El Desértico y yo tenemos ya una historia de una década y un lustro. Y durante mucho tiempo fue una historia que sólo se contaba entre dos. Ahora, nuestra actual circunstancia y el cómo de las cosas que sucedieron necesitan una explicación que desvela obviedades sobre nuestra historia: por ejemplo, que el Desértico y yo hemos estado juntos muchas veces, de muchas maneras, queriéndonos desde los ángulos más heterodoxos. Así que, poco a poco, esas cosas incontables las voy soltando sin querer queriendo, como pequeñas migas que trazan nuestro recorrido.
Para entender por qué terminé en este Desierto comenzaré por la mitad. Hace muchos años ya, yo acababa de llegar al Mediterráneo (en mi tercera vuelta), tenía el mar por delante y miles de leguas por recorrer a punta de zapato por callejuelas de ciudad marina. Me había enamorado de la ciudad condal y me sentía feliz de verdad.
El Desértico vivía en París, así que me quedaba “de paso”. Fui a verlo porque recién le habían roto el corazón y ahí debía figurar yo como su gran amiga. Paseamos por París, nos subimos mil veces al metro, comimos queso hasta la intoxicación y bebimos vino para atarantar las indigestiones. Entonces pasó que, como siempre, la pregunta emergió como madero de naufragio (esa misma pregunta que se apareció en nuestra historia en diferentes escenarios a lo largo de los años, a veces explícita de sus labios, a veces implícita en mis caricias, pero siempre expectante de encajar con su respuesta fatalmente divina), “¿por qué no: tú y yo?”. Y en esa ocasión yo tenía una respuesta clara: porque quería todo y con él sólo me quedaba con la mitad.
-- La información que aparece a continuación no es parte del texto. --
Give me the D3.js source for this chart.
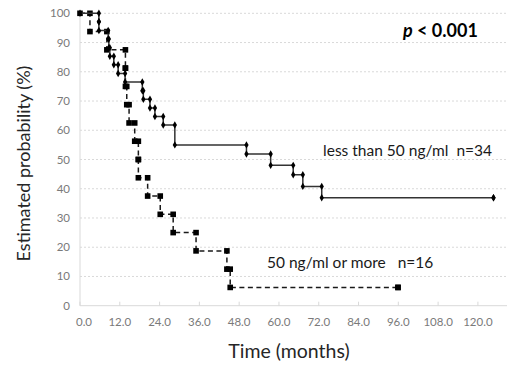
<!DOCTYPE html>
<html lang="en">
<head>
<meta charset="utf-8">
<title>Kaplan-Meier</title>
<script src="https://cdn.jsdelivr.net/npm/d3@7/dist/d3.min.js"></script>
<style>
  body { margin: 0; background: #fff; }
  svg { display: block; font-family: Lato, "Open Sans", sans-serif; }
</style>
</head>
<body>
<script>
// less than 50 ng/ml (n=34)
var lowTimes = [0, 5.7, 5.7, 8.5, 8.7, 9.0, 10.2, 11.5, 13.6, 18.8, 19.1, 21.1, 22.6, 25.1, 28.6, 50.2, 57.5, 64.3, 67.2, 72.9, 124.7];
var lowSurv  = [100, 97.1, 94.1, 91.2, 88.2, 85.3, 82.4, 79.4, 76.5, 73.5, 70.6, 67.6, 64.7, 61.8, 55.0, 51.9, 48.0, 44.8, 40.8, 36.9, 36.9];

// 50 ng/ml or more (n=16)
var highTimes = [0, 3.0, 8.1, 13.7, 13.7, 14.1, 14.8, 16.5, 17.6, 17.6, 20.4, 24.2, 28.1, 35.0, 44.3, 45.3, 95.9];
var highSurv  = [100, 93.75, 87.5, 81.25, 75, 68.75, 62.5, 56.25, 50, 43.75, 37.5, 31.25, 25, 18.75, 12.5, 6.25, 6.25];

var xTicks = [0, 12, 24, 36, 48, 60, 72, 84, 96, 108, 120];
var yTicks = [0, 10, 20, 30, 40, 50, 60, 70, 80, 90, 100];

var W = 507, H = 366;
var svg = d3.select("body").append("svg").attr("width", W).attr("height", H);

var x = d3.scaleLinear().domain([0, 132]).range([80, 517.7]);
var y = d3.scaleLinear().domain([0, 100]).range([305.7, 13.3]);

// gridlines
svg.append("g").selectAll("line")
  .data(yTicks.slice(1))
  .enter().append("line")
  .attr("x1", x(0)).attr("x2", x(132))
  .attr("y1", function(d) { return y(d); })
  .attr("y2", function(d) { return y(d); })
  .attr("stroke", "#d9d9d9")
  .attr("stroke-width", 1)
  .attr("stroke-dasharray", "2,2");

// axes lines
svg.append("line").attr("x1", x(0)).attr("x2", x(0)).attr("y1", y(0)).attr("y2", y(100))
  .attr("stroke", "#d9d9d9");
svg.append("line").attr("x1", x(0)).attr("x2", x(132)).attr("y1", y(0)).attr("y2", y(0))
  .attr("stroke", "#d9d9d9");

// x ticks
svg.append("g").selectAll("line")
  .data(xTicks)
  .enter().append("line")
  .attr("x1", function(d) { return x(d); }).attr("x2", function(d) { return x(d); })
  .attr("y1", y(0)).attr("y2", y(0) - 4)
  .attr("stroke", "#d9d9d9");

svg.append("g").selectAll("text")
  .data(xTicks)
  .enter().append("text")
  .attr("x", function(d) { return x(d) + (d === 0 ? 4 : 0); })
  .attr("y", 325.5)
  .attr("text-anchor", "middle")
  .attr("font-size", 11.5)
  .attr("fill", "#7a7a7a")
  .text(function(d) { return d.toFixed(1); });

svg.append("g").selectAll("text")
  .data(yTicks)
  .enter().append("text")
  .attr("x", 70)
  .attr("y", function(d) { return y(d) + 4; })
  .attr("text-anchor", "end")
  .attr("font-size", 11.5)
  .attr("fill", "#7a7a7a")
  .text(function(d) { return d; });

// axis titles
svg.append("text")
  .attr("transform", "translate(30," + ((y(0) + y(100)) / 2 + 4) + ") rotate(-90)")
  .attr("text-anchor", "middle")
  .attr("font-size", 18)
  .attr("fill", "#262626")
  .text("Estimated probability (%)");

svg.append("text")
  .attr("x", 289).attr("y", 358)
  .attr("text-anchor", "middle")
  .attr("font-size", 19.5)
  .attr("fill", "#262626")
  .text("Time (months)");

function pts(ts, ss) {
  return ts.map(function(t, i) { return [t, ss[i]]; });
}
function corners(ts, ss) {
  var out = [[ts[0], ss[0]]];
  for (var i = 1; i < ts.length; i++) {
    out.push([ts[i], ss[i - 1]]);
    out.push([ts[i], ss[i]]);
  }
  return out;
}

var step = d3.line()
  .x(function(d) { return x(d[0]); })
  .y(function(d) { return y(d[1]); })
  .curve(d3.curveStepAfter);

// high group, dashed
svg.append("path")
  .datum(pts(highTimes, highSurv))
  .attr("d", step)
  .attr("fill", "none")
  .attr("stroke", "#1a1a1a")
  .attr("stroke-width", 1.5)
  .attr("stroke-dasharray", "5,3.5");

svg.append("g").selectAll("rect")
  .data(corners(highTimes, highSurv))
  .enter().append("rect")
  .attr("x", function(d) { return x(d[0]) - 2.8; })
  .attr("y", function(d) { return y(d[1]) - 2.8; })
  .attr("width", 5.6).attr("height", 5.6)
  .attr("fill", "#000");

// low group, solid
svg.append("path")
  .datum(pts(lowTimes, lowSurv))
  .attr("d", step)
  .attr("fill", "none")
  .attr("stroke", "#333")
  .attr("stroke-width", 1.5);

var diamond = d3.symbol().type(d3.symbolDiamond).size(16);
svg.append("g").selectAll("path")
  .data(corners(lowTimes, lowSurv))
  .enter().append("path")
  .attr("d", diamond)
  .attr("transform", function(d) { return "translate(" + x(d[0]) + "," + y(d[1]) + ")"; })
  .attr("fill", "#000");

// annotations
svg.append("text")
  .attr("x", x(73.3)).attr("y", y(51.2))
  .attr("font-size", 15.5)
  .attr("fill", "#1a1a1a")
  .attr("xml:space", "preserve")
  .text("less than 50 ng/ml  n=34");

svg.append("text")
  .attr("x", x(56.4)).attr("y", y(13.0))
  .attr("font-size", 15.5)
  .attr("fill", "#1a1a1a")
  .attr("xml:space", "preserve")
  .text("50 ng/ml or more   n=16");

var pt = svg.append("text")
  .attr("x", x(97.4)).attr("y", y(92))
  .attr("font-size", 18)
  .attr("font-weight", "bold")
  .attr("fill", "#000");
pt.append("tspan").attr("font-style", "italic").text("p");
pt.append("tspan").text(" < 0.001");
</script>
</body>
</html>
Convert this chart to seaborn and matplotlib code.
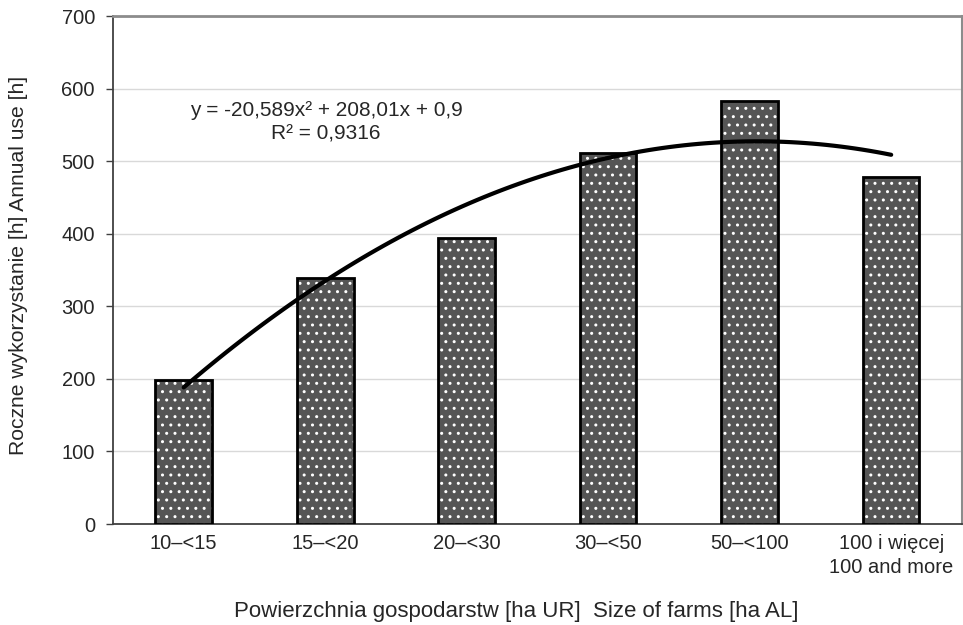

Pero el Desértico, necio como es, se quedó con el “quiero todo” y quiso ofrecérmelo: “ven a vivir conmigo”. Y yo, con su olor metiéndose con la química de mi cerebro, le dije que sí.
Luego volví a mi Mediterráneo, y en dos días me puse a extrañar la ciudad con melancolía patológica, sin siquiera haberme ido. Además, estaba ese otro asunto: Aquél, el Trasatlántico, que en ese momento se ganaba el mote por estar del otro “otro lado”. Pensé en sus poquitos años, en sus labios redondos y en la plena seguridad de que él era indefenso y nunca podría bandalizar mi corazón como recién lo habían hecho. No sabía bien qué hacer, aunque sí.
Escribí una carta que era un acertijo con dos posibles respuestas. Si el que la leyera entendía el mensaje de amor, me iría a vivir a Paris; si en cambio, descifraba el mensaje de desamor, me quedaría en el Mediterráneo. Y el Desértico descubrió -porque lo quiso- el desamor, porque su vida, por lo pronto, era eso (como bien yo sospechaba), y no llamó, ni respondió a mi carta. Los días pasaron y el Trasatlántico, Aquél, se apareció ante mi puerta con sus labios redondos y sus poquitos años en dos maletas, con la promesa en la piel de que, a su lado estaba segura, estría en paz.